LinkedHashMap源码解读
LinkedHashMap是HashMap的子类,唯一的区别在于LinkedHashMap对顺序的维护,是有序的
构造函数
public LinkedHashMap(int initialCapacity, float loadFactor) {
super(initialCapacity, loadFactor);
accessOrder = false;
}
public LinkedHashMap(int initialCapacity) {
super(initialCapacity);
accessOrder = false;
}
public LinkedHashMap() {
super();
accessOrder = false;
}
public LinkedHashMap(Map<? extends K, ? extends V> m) {
super(m);
accessOrder = false;
}
public LinkedHashMap(int initialCapacity,
float loadFactor,
boolean accessOrder) {
super(initialCapacity, loadFactor);
this.accessOrder = accessOrder;
}
构造函数参数容量,加载因子都继承hashMap,唯一的区分在于对于属性accessOrder的维护
/**
* The iteration ordering method for this linked hash map: <tt>true</tt>
* for access-order, <tt>false</tt> for insertion-order.
*
* @serial
*/
private final boolean accessOrder;
accessOrder字段表示对顺序的维护。
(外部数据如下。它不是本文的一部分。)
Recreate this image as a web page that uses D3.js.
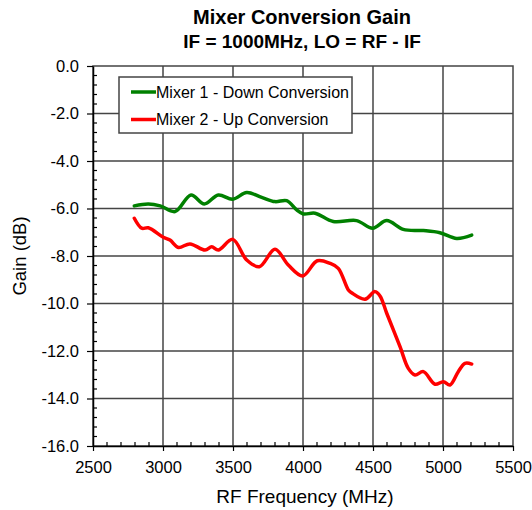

true表示按照访问顺序,false表示按照插入顺序(插入可能不是在尾部顺序添加,可能是按照索引添加,顺序可能不一致)
LinkedHashMap构造默认是维护元素插入的顺序
linkedHashMap的数据结构的最小单元
private static class Entry<K,V> extends HashMap.Entry<K,V> {
// These fields comprise the doubly linked list used for iteration.
Entry<K,V> before, after;
Entry(int hash, K key, V value, HashMap.Entry<K,V> next) {
super(hash, key, value, next);
}
/**
* Removes this entry from the linked list.
*/
private void remove() {
before.after = after;
after.before = before;
}
在HashMap.Entry的基础上新增了两个属性before,after 表示 顺序上的前一个元素的地址和后一个元素的地址,而原next只是表示在一个数组位置处的链表上的,下一个元素位置。
而且,LinkedHashMap对构造器中的init方法重写
public HashMap(int initialCapacity, float loadFactor) {
if (initialCapacity < 0)
throw new IllegalArgumentException("Illegal initial capacity: " +
initialCapacity);
if (initialCapacity > MAXIMUM_CAPACITY)
initialCapacity = MAXIMUM_CAPACITY;
if (loadFactor <= 0 || Float.isNaN(loadFactor))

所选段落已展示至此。